France's plan to resolve the conflict in Ukraine
Where it all started: when Macron met Poroshenko
On; 26 June, a week before the G-20 Summit, the President of Ukraine Pyotr Poroshenko met with the President of France Emmanuel Macron in Paris. Two official statements concerning Donbass were the results of the meeting. Macron noted the necessity of finding concrete resolutions in order to end the crisis at the next meeting of the leaders of the countries of the Normandy Four.
Soon, the Ukrainian media began to write about ‘Macron’s plan’ and to list concrete points.
Macron’s plan: The Ukrainian viewpoint
According to Ukrainian diplomants, the plan consists of the following five points:
-All parties must cease firing immediately;
-Heavy weaponry must be withdrawn from the line of demarcation;
-Hot points of conflict must be demilitarized;
-The OSCE mission must receive access to all areas on both territories;
-All hostages must be freed.
If this is truly Macron’s plan, it echoes much of what has already been said in the text of the Minsk agreements: both documents specify points concerning a cease-fire, the withdrawal of weaponry and the freeing of hostages.
What is new about this ‘plan’ – does it have any new ideas?
The Presidential Administration of Ukraine claims that the plan consists of mutual compromises on both the Russian and Ukrainian sides, which is meant to nullify the deepening of the Russian-Ukrainian conflict in the coming months.
One of the provisions may conditionally be called ‘two for two’, say diplomatic sources who spoke with Hromadskoe.
For example, in the first point, Russia is asked to repeal a decree which provides for the recognition of passports and other documents issued by both the Donetsk and Lugansk People’s Republics.
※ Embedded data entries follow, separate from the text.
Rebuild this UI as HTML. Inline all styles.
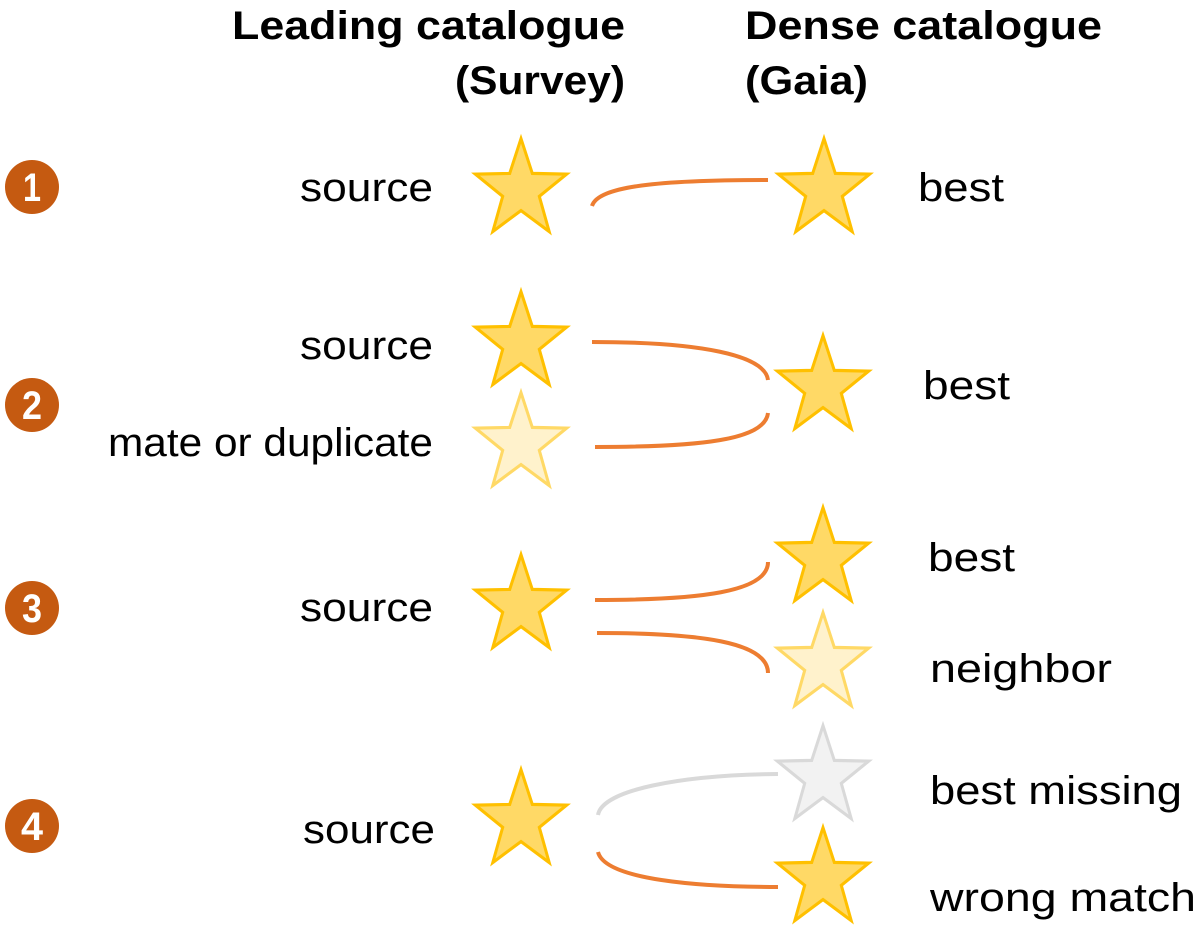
<!DOCTYPE html>
<html><head><meta charset="utf-8"><style>html,body{margin:0;padding:0;background:#fff}svg{display:block}</style></head>
<body>
<svg width="1200" height="939" viewBox="0 0 1200 939" xmlns="http://www.w3.org/2000/svg" font-family="Liberation Sans, sans-serif">
<defs>
<path id="st" transform="scale(1,1.07)" d="M0,-48 L11.3,-15.5 L45.6,-14.8 L18.3,5.9 L28.2,38.8 L0,19.2 L-28.2,38.8 L-18.3,5.9 L-45.6,-14.8 L-11.3,-15.5 Z" stroke-width="3" stroke-linejoin="miter"/>
</defs>
<g font-weight="bold" font-size="40" fill="#000">
<text x="232" y="39" textLength="393" lengthAdjust="spacingAndGlyphs">Leading catalogue</text>
<text x="455" y="94" textLength="170" lengthAdjust="spacingAndGlyphs">(Survey)</text>
<text x="745" y="39" textLength="357" lengthAdjust="spacingAndGlyphs">Dense catalogue</text>
<text x="745" y="94" textLength="123" lengthAdjust="spacingAndGlyphs">(Gaia)</text>
</g>
<g fill="#C55A11">
<circle cx="32" cy="187" r="27"/><circle cx="32" cy="405" r="27"/><circle cx="32" cy="608" r="27"/><circle cx="32" cy="826" r="27"/>
</g>
<g fill="#fff" font-weight="bold" font-size="40" text-anchor="middle">
<text x="32" y="201" textLength="18" lengthAdjust="spacingAndGlyphs">1</text><text x="32" y="419" textLength="20" lengthAdjust="spacingAndGlyphs">2</text><text x="32" y="622" textLength="20" lengthAdjust="spacingAndGlyphs">3</text><text x="32" y="840" textLength="22" lengthAdjust="spacingAndGlyphs">4</text>
</g>
<g fill="none" stroke-width="4" stroke="#ED7D31">
<path d="M592,206 C598,186 660,180 768,180"/>
<path d="M592,342 C700,342 765,355 768,380"/>
<path d="M595,447 C700,447 765,440 768,413"/>
<path d="M595,600 C700,600 768,592 768,562"/>
<path d="M597,633 C700,633 768,642 768,673"/>
<path d="M598,852 C605,880 700,887 778,887"/>
<path d="M598,815 C602,790 680,775 778,774" stroke="#D9D9D9"/>
</g>
<g fill="#FFD966" stroke="#FFC000">
<use href="#st" x="521" y="190"/><use href="#st" x="824" y="190"/>
<use href="#st" x="521" y="343"/><use href="#st" x="823" y="387"/>
<use href="#st" x="521" y="606"/><use href="#st" x="823" y="559"/>
<use href="#st" x="521" y="821"/><use href="#st" x="823" y="879"/>
</g>
<g fill="#FFF2CC" stroke="#FFD966">
<use href="#st" x="521" y="444"/><use href="#st" x="823" y="664"/>
</g>
<g fill="#F2F2F2" stroke="#D9D9D9"><use href="#st" x="823" y="777"/></g>
<g font-size="40" fill="#000">
<text x="300" y="201" textLength="133" lengthAdjust="spacingAndGlyphs">source</text>
<text x="918" y="201" textLength="86" lengthAdjust="spacingAndGlyphs">best</text>
<text x="300" y="359" textLength="133" lengthAdjust="spacingAndGlyphs">source</text>
<text x="108" y="456" textLength="325" lengthAdjust="spacingAndGlyphs">mate or duplicate</text>
<text x="923" y="399" textLength="87" lengthAdjust="spacingAndGlyphs">best</text>
<text x="928" y="571" textLength="87" lengthAdjust="spacingAndGlyphs">best</text>
<text x="300" y="621" textLength="133" lengthAdjust="spacingAndGlyphs">source</text>
<text x="930" y="682" textLength="182" lengthAdjust="spacingAndGlyphs">neighbor</text>
<text x="930" y="804" textLength="252" lengthAdjust="spacingAndGlyphs">best missing</text>
<text x="303" y="843" textLength="132" lengthAdjust="spacingAndGlyphs">source</text>
<text x="930" y="911" textLength="266" lengthAdjust="spacingAndGlyphs">wrong match</text>
</g>
</svg>
</body></html>
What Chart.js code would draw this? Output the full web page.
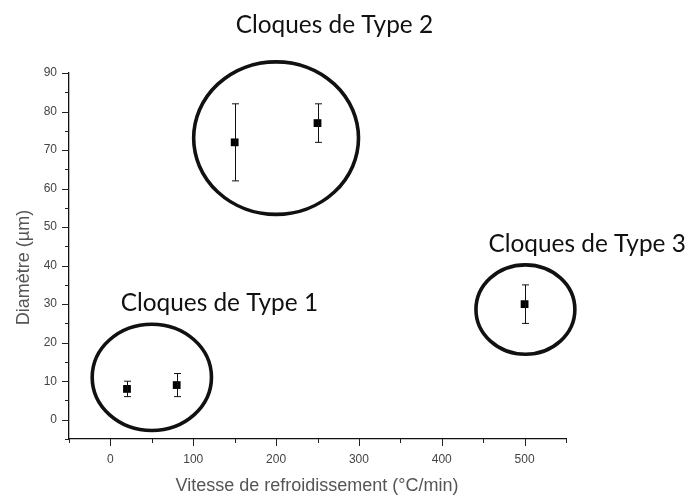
<!DOCTYPE html>
<html>
<head>
<meta charset="utf-8">
<script src="https://cdn.jsdelivr.net/npm/chart.js@4/dist/chart.umd.min.js"></script>
<style>
  html, body { margin: 0; padding: 0; background: #fff; }
  #wrap { width: 688px; height: 495px; }
</style>
</head>
<body>
<div id="wrap"><canvas id="c" width="688" height="495"></canvas></div>
<script>
// ---- data ----
const coolingRates = [20, 80, 150, 250, 500];      // °C/min
const diameters    = [8, 9, 72, 77, 30];           // µm
const diameterErr  = [2, 3, 10, 5, 5];             // µm (±)

const xTickValues  = [-50, 0, 50, 100, 150, 200, 250, 300, 350, 400, 450, 500, 550];
const xTickLabeled = [0, 100, 200, 300, 400, 500];
const yTickValues  = [-5, 0, 5, 10, 15, 20, 25, 30, 35, 40, 45, 50, 55, 60, 65, 70, 75, 80, 85, 90];
const yTickLabeled = [0, 10, 20, 30, 40, 50, 60, 70, 80, 90];

const groupNames   = ['Cloques de Type 1', 'Cloques de Type 2', 'Cloques de Type 3'];
const groupCenterX = [50, 200, 501];
const groupCenterY = [11, 73.1, 28.6];
const groupRadiusX = [72, 99.5, 59.7];
const groupRadiusY = [13.8, 19.8, 11.6];
const groupLabelX  = [131.5, 270.4, 575.5];   // label centre (data units)
const groupLabelY  = [28.3, 100.5, 43.5];     // label baseline (data units)

const xTitle = 'Vitesse de refroidissement (°C/min)';
const yTitle = 'Diamètre (µm)';

const points = coolingRates.map((x, i) => ({ x: x, y: diameters[i] }));

const decor = {
  id: 'decor',
  afterDatasetsDraw(chart) {
    const ctx = chart.ctx;
    const xs = chart.scales.x, ys = chart.scales.y;
    const area = chart.chartArea;
    ctx.save();

    // minor/major tick marks
    ctx.strokeStyle = '#222';
    ctx.lineWidth = 1;
    xTickValues.forEach(v => {
      const px = Math.round(xs.getPixelForValue(v)) + 0.5;
      const len = xTickLabeled.includes(v) ? 7 : 4;
      ctx.beginPath(); ctx.moveTo(px, area.bottom); ctx.lineTo(px, area.bottom + len); ctx.stroke();
    });
    yTickValues.forEach(v => {
      const py = Math.round(ys.getPixelForValue(v)) + 0.5;
      const len = yTickLabeled.includes(v) ? 7 : 4;
      ctx.beginPath(); ctx.moveTo(area.left - len, py); ctx.lineTo(area.left, py); ctx.stroke();
    });

    // error bars
    ctx.strokeStyle = '#111';
    ctx.lineWidth = 1;
    coolingRates.forEach((x, i) => {
      const px = Math.round(xs.getPixelForValue(x)) + 0.5;
      const top = ys.getPixelForValue(diameters[i] + diameterErr[i]);
      const bot = ys.getPixelForValue(diameters[i] - diameterErr[i]);
      ctx.beginPath();
      ctx.moveTo(px, top); ctx.lineTo(px, bot);
      ctx.moveTo(px - 3.5, top); ctx.lineTo(px + 3.5, top);
      ctx.moveTo(px - 3.5, bot); ctx.lineTo(px + 3.5, bot);
      ctx.stroke();
    });

    // group ellipses
    ctx.strokeStyle = '#111';
    ctx.lineWidth = 3.6;
    groupCenterX.forEach((cx, i) => {
      const pcx = xs.getPixelForValue(cx);
      const pcy = ys.getPixelForValue(groupCenterY[i]);
      const rx = Math.abs(xs.getPixelForValue(cx + groupRadiusX[i]) - pcx);
      const ry = Math.abs(ys.getPixelForValue(groupCenterY[i] + groupRadiusY[i]) - pcy);
      ctx.beginPath();
      ctx.ellipse(pcx, pcy, rx, ry, 0, 0, Math.PI * 2);
      ctx.stroke();
    });

    // group labels
    ctx.fillStyle = '#111';
    ctx.font = '24.4px Lato, "Open Sans", sans-serif';
    ctx.textAlign = 'center';
    ctx.textBaseline = 'alphabetic';
    groupNames.forEach((t, i) => {
      ctx.fillText(t, xs.getPixelForValue(groupLabelX[i]), ys.getPixelForValue(groupLabelY[i]));
    });

    // axis titles
    ctx.fillStyle = '#555';
    ctx.font = '18px "Liberation Sans", Arial, sans-serif';
    ctx.textAlign = 'center';
    ctx.fillText(xTitle, 317, 490.5);
    ctx.translate(29, 267.5);
    ctx.rotate(-Math.PI / 2);
    ctx.fillText(yTitle, 0, 0);
    ctx.restore();
  }
};

new Chart(document.getElementById('c'), {
  type: 'scatter',
  data: {
    datasets: [{
      data: points,
      pointStyle: 'rect',
      pointRadius: 5.5,
      pointHoverRadius: 5.5,
      backgroundColor: '#000',
      borderColor: '#000',
      borderWidth: 0,
      showLine: false
    }]
  },
  options: {
    responsive: false,
    animation: false,
    events: [],
    layout: { padding: { top: 73, right: 122, left: 0, bottom: 0 } },
    plugins: { legend: { display: false }, tooltip: { enabled: false }, title: { display: false } },
    scales: {
      x: {
        type: 'linear',
        min: -50, max: 550,
        afterBuildTicks: s => { s.ticks = xTickValues.map(v => ({ value: v })); },
        afterFit: s => { s.height = 56; },
        grid: { display: false, drawTicks: false, tickLength: 0 },
        border: { display: true, color: '#111', width: 1.3 },
        ticks: {
          autoSkip: false, maxRotation: 0, padding: 13.5,
          color: '#444',
          font: { family: '"Liberation Sans", Arial, sans-serif', size: 12 },
          callback: v => xTickLabeled.includes(v) ? String(v) : ''
        }
      },
      y: {
        type: 'linear',
        min: -5, max: 90,
        afterBuildTicks: s => { s.ticks = yTickValues.map(v => ({ value: v })); },
        afterFit: s => { s.width = 69; },
        grid: { display: false, drawTicks: false, tickLength: 0 },
        border: { display: true, color: '#111', width: 1.3 },
        ticks: {
          autoSkip: false, padding: 12,
          color: '#444',
          font: { family: '"Liberation Sans", Arial, sans-serif', size: 12 },
          callback: v => yTickLabeled.includes(v) ? String(v) : ''
        }
      }
    }
  },
  plugins: [decor]
});
</script>
</body>
</html>
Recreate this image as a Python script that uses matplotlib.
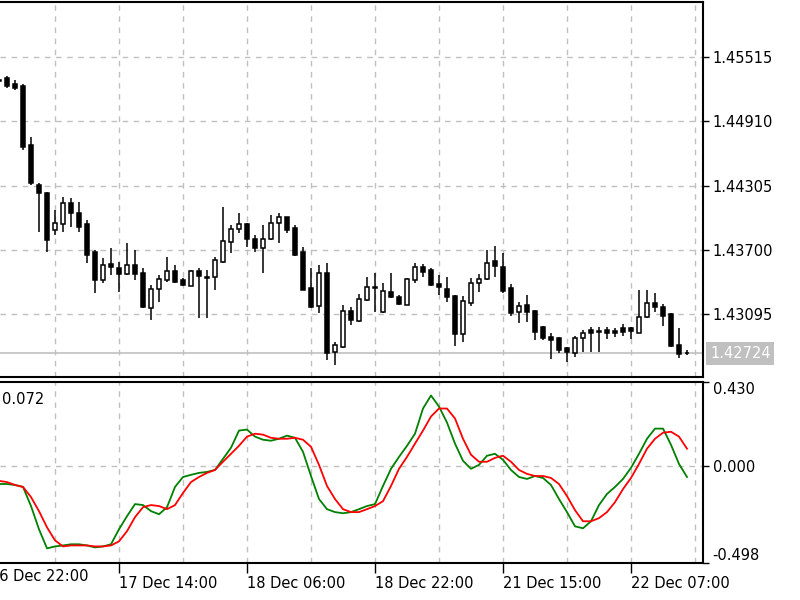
import matplotlib
matplotlib.use("Agg")
import matplotlib.pyplot as plt
import matplotlib.transforms as mtransforms
import numpy as np

# H1 candles, first one is half cut off at the left edge
opens = [1.45299, 1.45318, 1.45261, 1.45242, 1.44686, 1.44310, 1.44234, 1.43886, 1.43942, 1.44140,
         1.44046, 1.43942, 1.43679, 1.43415, 1.43566, 1.43529, 1.43472, 1.43557, 1.43481, 1.43151,
         1.43330, 1.43415, 1.43500, 1.43415, 1.43359, 1.43500, 1.43444, 1.43444, 1.43585, 1.43773,
         1.43895, 1.43942, 1.43801, 1.43717, 1.43801, 1.43951, 1.44008, 1.43905, 1.43679, 1.43340,
         1.43170, 1.43481, 1.42737, 1.42784, 1.43123, 1.43029, 1.43227, 1.43349, 1.43114, 1.43302,
         1.43255, 1.43180, 1.43415, 1.43538, 1.43510, 1.43378, 1.43330, 1.43265, 1.42906, 1.43198,
         1.43387, 1.43425, 1.43594, 1.43538, 1.43340, 1.43114, 1.43180, 1.43123, 1.42972, 1.42878,
         1.42869, 1.42775, 1.42728, 1.42869, 1.42944, 1.42935, 1.42944, 1.42935, 1.42963, 1.42963,
         1.42916, 1.43067, 1.43198, 1.43161, 1.43095, 1.42803, 1.42728]
highs = [1.45327, 1.45336, 1.45299, 1.45261, 1.44762, 1.44329, 1.44244, 1.44074, 1.44197, 1.44188,
         1.44150, 1.43980, 1.43698, 1.43623, 1.43717, 1.43585, 1.43764, 1.43698, 1.43529, 1.43368,
         1.43463, 1.43632, 1.43557, 1.43434, 1.43510, 1.43529, 1.43510, 1.43632, 1.44103, 1.43933,
         1.44046, 1.43951, 1.43839, 1.43933, 1.44027, 1.44046, 1.44008, 1.43933, 1.43726, 1.43529,
         1.43557, 1.43576, 1.42831, 1.43180, 1.43161, 1.43283, 1.43444, 1.43481, 1.43387, 1.43481,
         1.43274, 1.43434, 1.43576, 1.43566, 1.43529, 1.43463, 1.43444, 1.43274, 1.43265, 1.43434,
         1.43472, 1.43698, 1.43735, 1.43670, 1.43378, 1.43208, 1.43274, 1.43132, 1.42982, 1.42916,
         1.42878, 1.42784, 1.42888, 1.42944, 1.42972, 1.42972, 1.42972, 1.42963, 1.43001, 1.42972,
         1.43321, 1.43321, 1.43293, 1.43189, 1.43104, 1.42963, 1.42756]
lows = [1.45261, 1.45223, 1.45204, 1.44639, 1.44310, 1.43867, 1.43679, 1.43839, 1.43867, 1.43914,
        1.43867, 1.43576, 1.43293, 1.43387, 1.43463, 1.43302, 1.43463, 1.43415, 1.43151, 1.43038,
        1.43208, 1.43397, 1.43387, 1.43359, 1.43359, 1.43057, 1.43057, 1.43321, 1.43576, 1.43670,
        1.43858, 1.43726, 1.43679, 1.43481, 1.43792, 1.43764, 1.43858, 1.43641, 1.43321, 1.43151,
        1.43104, 1.42662, 1.42615, 1.42775, 1.42991, 1.43019, 1.43217, 1.43114, 1.43104, 1.43246,
        1.43180, 1.43180, 1.43387, 1.43444, 1.43359, 1.43274, 1.43208, 1.42793, 1.42831, 1.43170,
        1.43302, 1.43415, 1.43444, 1.43293, 1.43076, 1.43010, 1.43019, 1.42850, 1.42850, 1.42671,
        1.42728, 1.42643, 1.42690, 1.42737, 1.42737, 1.42737, 1.42859, 1.42878, 1.42888, 1.42859,
        1.42916, 1.43057, 1.43114, 1.42982, 1.42784, 1.42681, 1.42709]
closes = [1.45289, 1.45242, 1.45223, 1.44668, 1.44329, 1.44234, 1.43792, 1.43951, 1.44140, 1.44046,
          1.43914, 1.43651, 1.43415, 1.43557, 1.43538, 1.43472, 1.43557, 1.43472, 1.43161, 1.43330,
          1.43425, 1.43500, 1.43397, 1.43368, 1.43500, 1.43453, 1.43434, 1.43604, 1.43782, 1.43895,
          1.43942, 1.43801, 1.43717, 1.43801, 1.43951, 1.44008, 1.43886, 1.43651, 1.43321, 1.43161,
          1.43481, 1.42728, 1.42803, 1.43123, 1.43038, 1.43236, 1.43349, 1.43340, 1.43312, 1.43255,
          1.43189, 1.43425, 1.43538, 1.43491, 1.43368, 1.43349, 1.43255, 1.42906, 1.43217, 1.43387,
          1.43425, 1.43576, 1.43547, 1.43312, 1.43104, 1.43170, 1.43114, 1.42925, 1.42869, 1.42850,
          1.42756, 1.42737, 1.42869, 1.42916, 1.42916, 1.42925, 1.42916, 1.42916, 1.42925, 1.42935,
          1.43067, 1.43198, 1.43161, 1.43076, 1.42793, 1.42718, 1.42724]

# oscillator: main (green) and signal (red)
main_line = [-0.093, -0.093, -0.098, -0.108, -0.206, -0.325, -0.423, -0.413, -0.408, -0.402,
             -0.402, -0.408, -0.418, -0.413, -0.402, -0.325, -0.258, -0.196, -0.201, -0.232,
             -0.248, -0.212, -0.108, -0.057, -0.046, -0.036, -0.031, -0.021, 0.036, 0.093,
             0.181, 0.186, 0.150, 0.134, 0.129, 0.139, 0.155, 0.144, 0.072, -0.052,
             -0.170, -0.222, -0.237, -0.243, -0.237, -0.222, -0.206, -0.196, -0.103, -0.015,
             0.046, 0.103, 0.165, 0.294, 0.361, 0.304, 0.222, 0.114, 0.026, -0.015,
             0.005, 0.052, 0.062, 0.031, -0.021, -0.057, -0.067, -0.052, -0.062, -0.098,
             -0.170, -0.237, -0.310, -0.320, -0.284, -0.201, -0.144, -0.108, -0.067, -0.010,
             0.062, 0.139, 0.191, 0.191, 0.108, 0.010, -0.057]
signal_line = [-0.077, -0.083, -0.098, -0.108, -0.160, -0.232, -0.315, -0.382, -0.413, -0.408,
               -0.408, -0.408, -0.413, -0.413, -0.408, -0.387, -0.335, -0.263, -0.212, -0.201,
               -0.206, -0.222, -0.201, -0.139, -0.083, -0.057, -0.036, -0.021, 0.021, 0.062,
               0.103, 0.150, 0.165, 0.160, 0.144, 0.139, 0.139, 0.144, 0.134, 0.098,
               0.005, -0.103, -0.170, -0.222, -0.237, -0.237, -0.222, -0.206, -0.181, -0.103,
               -0.015, 0.046, 0.114, 0.181, 0.253, 0.294, 0.294, 0.243, 0.139, 0.057,
               0.021, 0.021, 0.041, 0.052, 0.021, -0.021, -0.041, -0.052, -0.052, -0.062,
               -0.093, -0.155, -0.227, -0.284, -0.284, -0.268, -0.237, -0.186, -0.119, -0.062,
               0.010, 0.088, 0.139, 0.170, 0.175, 0.150, 0.088]

price_ticks = [1.45515, 1.44910, 1.44305, 1.43700, 1.43095]
osc_ticks = [0.430, 0.000, -0.498]
last_price = 1.42724
time_labels = ["16 Dec 22:00", "17 Dec 14:00", "18 Dec 06:00", "18 Dec 22:00", "21 Dec 15:00", "22 Dec 07:00"]
time_label_bars = [-2, 14, 30, 46, 62, 78]

bars = np.arange(-1, len(opens) - 1)
o = np.array(opens); h = np.array(highs); l = np.array(lows); c = np.array(closes)

plt.rcParams['font.family'] = 'DejaVu Sans'
grid_kw = dict(color='#c0c0c0', linestyle=(0, (4, 4)), linewidth=1, zorder=0)

fig = plt.figure(figsize=(8, 6), dpi=100)
ax = fig.add_axes([0, 1 - 377 / 600, 703 / 800, 375 / 600])
ax2 = fig.add_axes([0, 1 - 563 / 600, 703 / 800, 181 / 600])

xmin, xmax = -0.875, 87
for a in (ax, ax2):
    a.set_xlim(xmin, xmax)
    for g in range(6, 87, 8):
        a.axvline(g, **grid_kw)
    a.spines['left'].set_visible(False)
    for s in ('top', 'right', 'bottom'):
        a.spines[s].set_linewidth(1.5)
    a.yaxis.tick_right()
    a.tick_params(axis='y', direction='out', length=4, width=1, pad=3, labelsize=10.5)

# price panel
ax.set_ylim(1.42502, 1.46033)
for p in price_ticks:
    ax.axhline(p, **grid_kw)
ax.axhline(last_price, color='#c0c0c0', linewidth=1.2, zorder=1)

ax.vlines(bars, l, h, color='black', linewidth=1.1, zorder=2)
up = c >= o
ax.bar(bars[up], np.maximum(c[up] - o[up], 0.000005), bottom=o[up], width=0.62,
       facecolor='white', edgecolor='black', linewidth=1.1, zorder=3)
ax.bar(bars[~up], o[~up] - c[~up], bottom=c[~up], width=0.62,
       facecolor='black', edgecolor='black', linewidth=1.1, zorder=3)

ax.set_yticks(price_ticks)
ax.set_yticklabels(['%.5f' % p for p in price_ticks])
ax.set_xticks([])

trans = mtransforms.offset_copy(
    mtransforms.blended_transform_factory(ax.transAxes, ax.transData), fig=fig, x=7, y=0, units='dots')
ax.text(1.0, last_price, '%.5f' % last_price, transform=trans, color='white', fontsize=10.5,
        va='center', ha='left', clip_on=False,
        bbox=dict(boxstyle='square,pad=0.25', facecolor='#c0c0c0', edgecolor='none'))

# oscillator panel
ax2.set_ylim(-0.498, 0.430)
ax2.axhline(0, **grid_kw)
ax2.plot(bars, main_line, color='#008000', linewidth=1.3, zorder=3)
ax2.plot(bars, signal_line, color='#ff0000', linewidth=1.3, zorder=3)
ax2.set_yticks(osc_ticks)
ax2.set_yticklabels(['%.3f' % v for v in osc_ticks])
ylabels = ax2.get_yticklabels()
ylabels[0].set_va('top')
ylabels[2].set_va('bottom')
ax2.text(2 / 703, 1 - 18 / 181, '0.072', transform=ax2.transAxes, fontsize=10.5, va='center', ha='left')

shown = [b for b in time_label_bars if b >= xmin]
ax2.set_xticks(shown)
ax2.set_xticklabels([time_labels[time_label_bars.index(b)] for b in shown])
ax2.tick_params(axis='x', direction='out', length=7, width=1, pad=2, labelsize=10.5)
for t in ax2.get_xticklabels():
    t.set_ha('left')
# first date label sits left of the visible range and is cut by the edge
for b, lab in zip(time_label_bars, time_labels):
    if b < xmin:
        ax2.text(b - 0.1, -0.035, lab, transform=mtransforms.blended_transform_factory(ax2.transData, ax2.transAxes),
                 fontsize=10.5, va='top', ha='left', clip_on=False)

fig.savefig('out.png', dpi=100)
In turn, Ukraine would guarantee all residents of the territories of the Donbass the right to Ukrainian passports and other forms of identification.
According to the second point, Ukraine must repeal its decision to economically block specific regions of the Donetsk and Lugansk oblasts (regions), and Russia, in turn, must return ‘nationalized’ enterprises to their owners.
Western diplomats believe that Macron is trying to relaunch the Minsk process from the beginning.
“Paris is trying to start from the beginning, in order not to end up in a Donbass dead-end. The White House is trying to do this as well. This is needed in order to liberate more space and make negotiations with Putin on Syria and terrorism more possible.
Diplomatic sources told Hromadskoe that the Macron Plan, as a concrete, original document consisting of a specific number of points and plans, does not exist. Macron, like Hollande, is aiming to force both sides to observe the tenets of the Minsk agreements.
“This doesn’t mean that there are no new decisions,” say diplomats. But the Minsk agreements remain the basis for the French President’s policy in Ukraine.
Despite the absence of a global plan, there is a new ‘Macron method’ concerning the participation of France in the Normandy Four (format). Diplomats explain that the novelty of the method can be found in its dynamic nature, its political will, its pragmatism and desire to achieve a clear and obvious set of goals.
“Macron’s style is wildly different from that of his predecessor. He is more realistic and pragmatic,” said Florent Parmentier, a professor at the Higher School of Political Studies in Paris to Hromadskoe in an interview.
French journalists who follow the issue have also noted Macron’s enthusiasm and charisma.
“Macron depends on his charisma and dynamic nature… he hopes that enthusiasm and impatience will be enough in order to achieve progress with the old methods,” explained Benoit Vitkine, a journalist from Le Monde newspaper.
“We wants to more actively bring in the OSCE – not only as a force which will control and patrol the observance of a potential ceasefire, but as a separate institution in negotiations so that the sides of the conflict – Russia, the DPR and Ukraine – will not be able to place responsibility on one another for the breaking of the ceasefire,” explains Vitkine.
In these circumstances, the journalist is sure that Macron will implement a policy of ‘taking small steps’.
Diplomats believe that that there is no reason to over-exaggerate the abilities of Macron to resolve the Donbass issue. The policy of the current French President on Ukraine will continue to be the policy of the former president – it will not contradict it in anyway.
However, the absence of an all-powerful Macron plan, which would be able to solve the conflict in Donbass, should not be the basis for any pessimism.
The long-term plans of Macron are more ambitious than those of his predecessor, believes Aleksandr Melnik, an international lecturer who teaches geopolitics in a number of French business schools.
“He won’t act like a fireman, which tries to cordon off the perimeter of the fire. He would prefer to find solutions to conflicts in the renewal of the European community and society at large, in a sort of renaissance based on the values of freedom, democracy and rights.”